Da nicht abzusehen ist, dass die Regulierungswellen, die immer wieder über die Finanzindustrie und die Zertifikatebranche hereinbrechen, abebben, geht dem Verband auch in Zukunft sicherlich nicht die Arbeit aus. Dabei wird sich die Regulierung immer mehr auf die europäische Ebene, insbesondere auch auf die europäischen Wertpapieraufsichtsbehörde ESMA, verlagern. Deshalb verstärken wir auch unsere Zusammenarbeit mit anderen europäischen Verbänden strukturierter Wertpapiere, wobei hier dem DDV eine zentrale Rolle zukommt.

marktEINBLICKE: Angesichts der Probleme im deutschen Rentensystem sollte die private Altersvorsorge an Bedeutung gewinnen. Wertpapiere sind ein wichtiger Bestandteil der privaten Altersvorsorge. Was ist zu tun, um die Wertpapierkultur in Deutschland zu fördern?
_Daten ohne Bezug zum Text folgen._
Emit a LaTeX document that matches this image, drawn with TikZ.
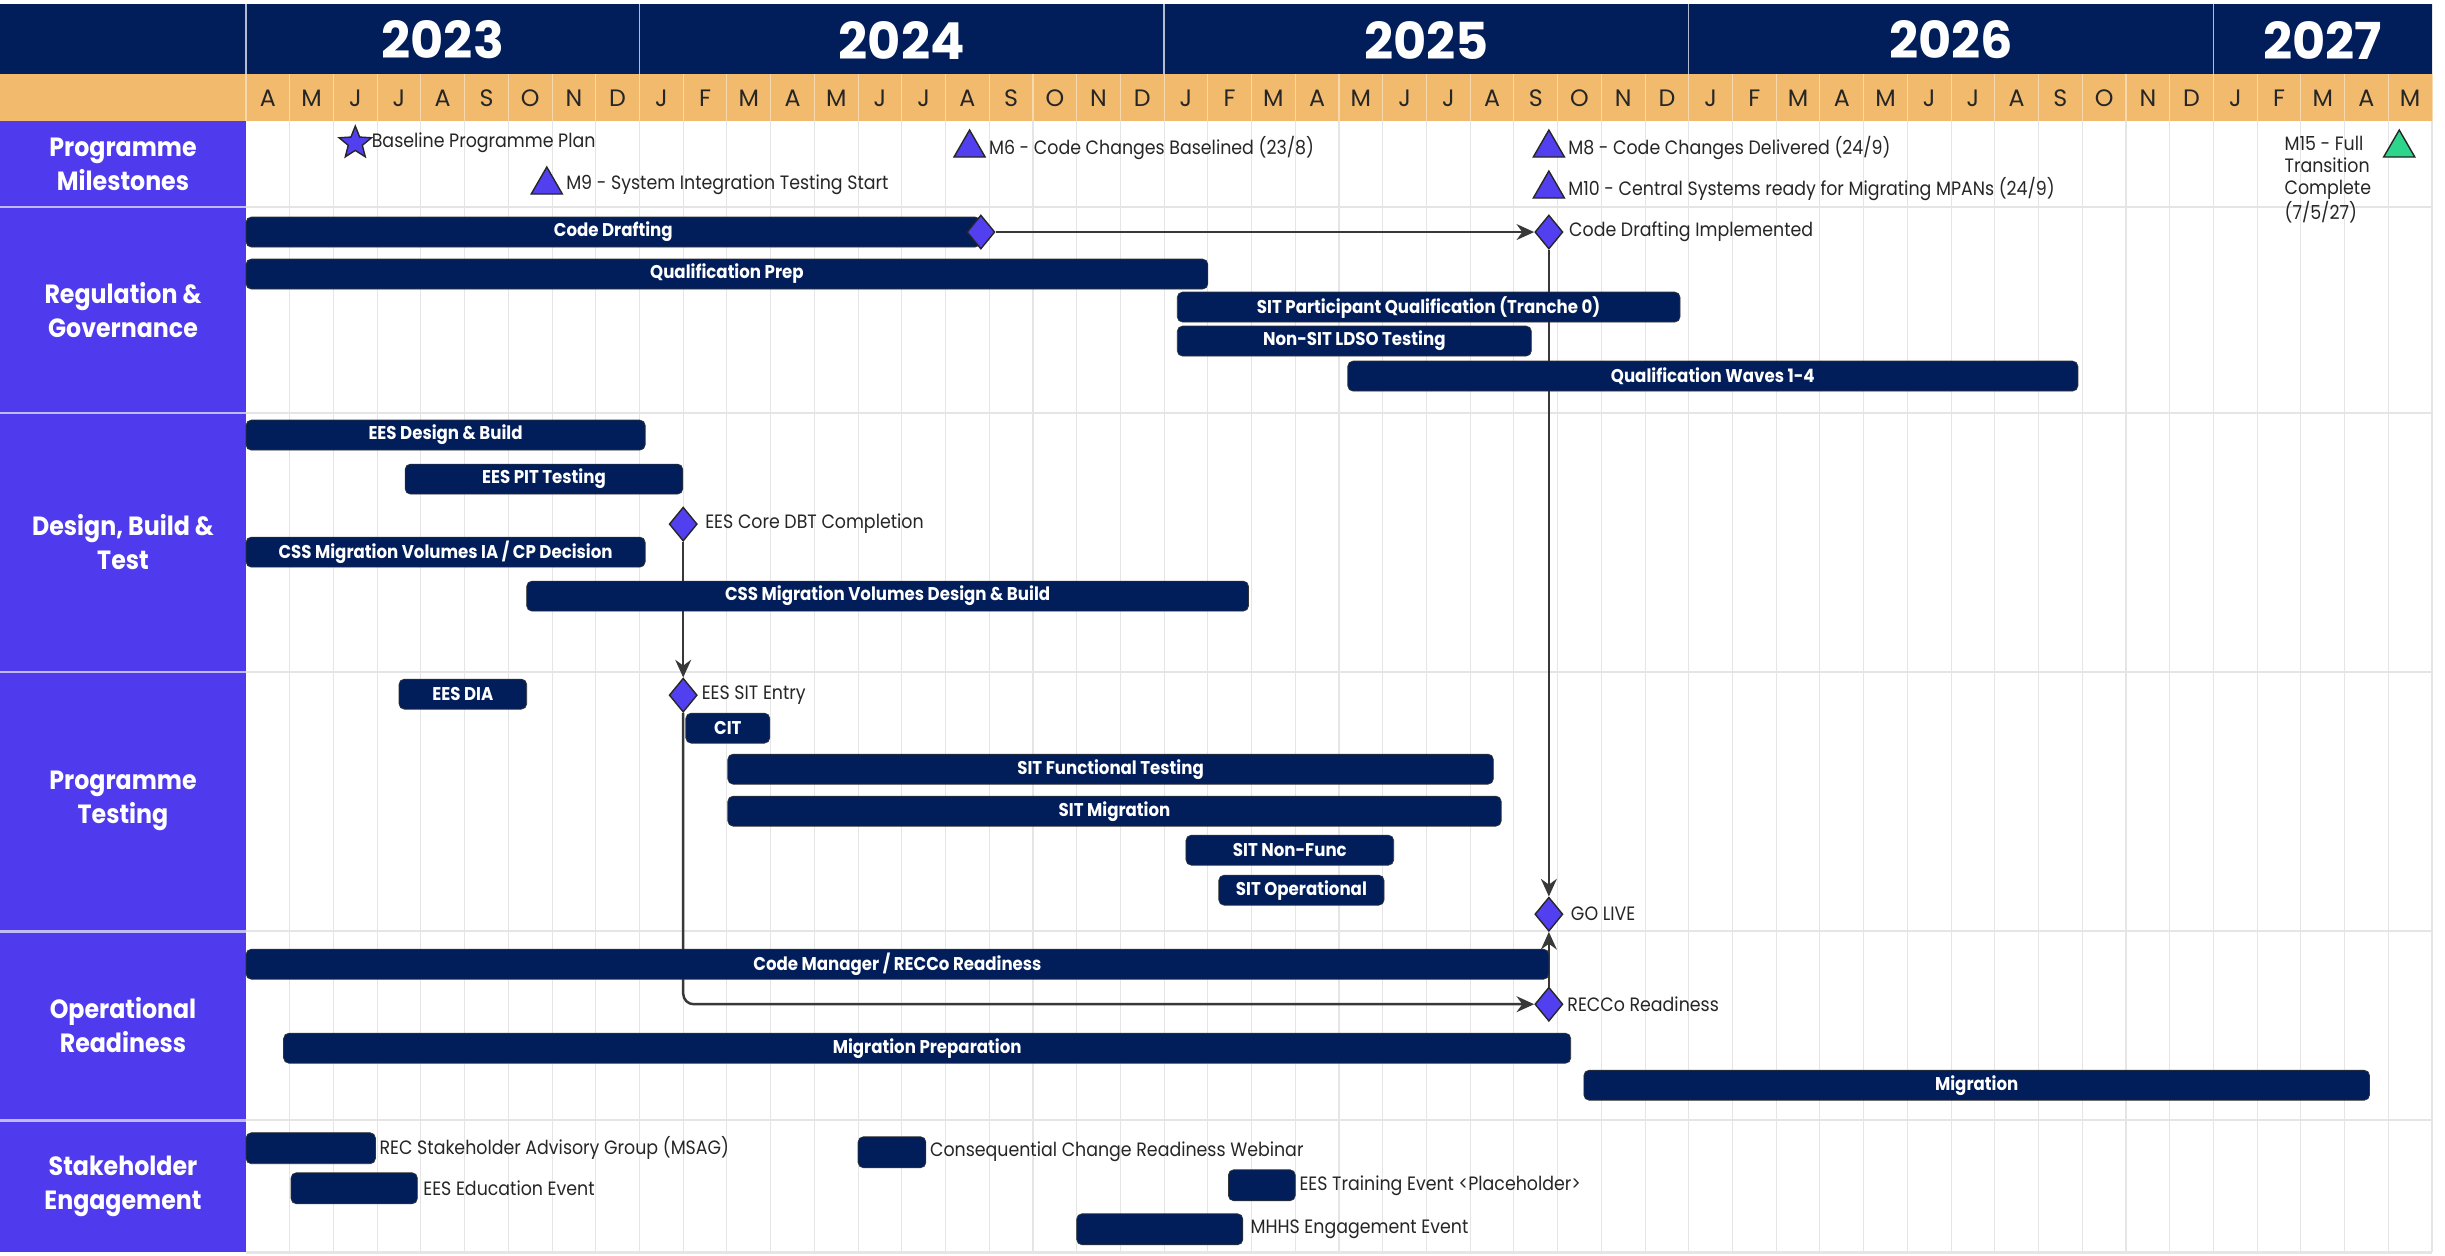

Dr. Knüppel: Hier sind zuallererst die politischen Entscheider und die Regulierer gefordert. Die Anlageberatung ist mittlerweile dermaßen überfrachtet mit Vorschriften, dass sowohl den Privatanlegern als auch den Banken der Spaß an der Wertpapieranlage zu vergehen droht. Da muss die Politik dringend nachbessern. Die steuerlichen Rahmenbedingungen für Wertpapiere müssen anlegerfreundlicher gestaltet werden. In jedem Falle kontraproduktiv wäre eine Einführung der Finanztransaktionsteuer und die Abschaffung der Abgeltungsteuer. Dies wären weitere Sargnägel für die deutsche Wertpapierkultur.

Generell ist aber auch ein Umdenken in der Gesellschaft notwendig. Wir müssen wieder ein vernünftiges und nicht angstbesetztes Verhältnis zum Risiko entwickeln. Es darf nicht heißen: Sicherheit um jeden Preis. Derzeit werden selbst kleinste Risiken von gutmeinenden Politikern, Regulierern und Anlegerschützern verteufelt. Gute Renditen lassen sich aber nur mit überschaubaren Risiken erreichen.

Dr. Hartmut Knüppel (65) verbindet in seinem beruflichen Werdegang Wirtschaft und Politik. Der promovierte Wirtschaftsingenieur war Mitbegründer der politischen Jugendorganisation „Junge Liberale“ und persönlicher Referent von Hans-Dietrich Genscher. Nach Stationen als Industrie-Pressesprecher und als Institutsleiter einer politischen Stiftung arbeitete er viele Jahre als Geschäftsführer des Bundesverbands deutscher Banken. Später war er für die Dresdner Bank tätig, zunächst als Pressechef in Frankfurt und dann als Leiter Public Affairs in Berlin. Seit März 2008 ist er Geschäftsführender Vorstand des Deutschen Derivate Verbands (DDV). Im Jahr 2019 scheidet er aus diesem Amt aus.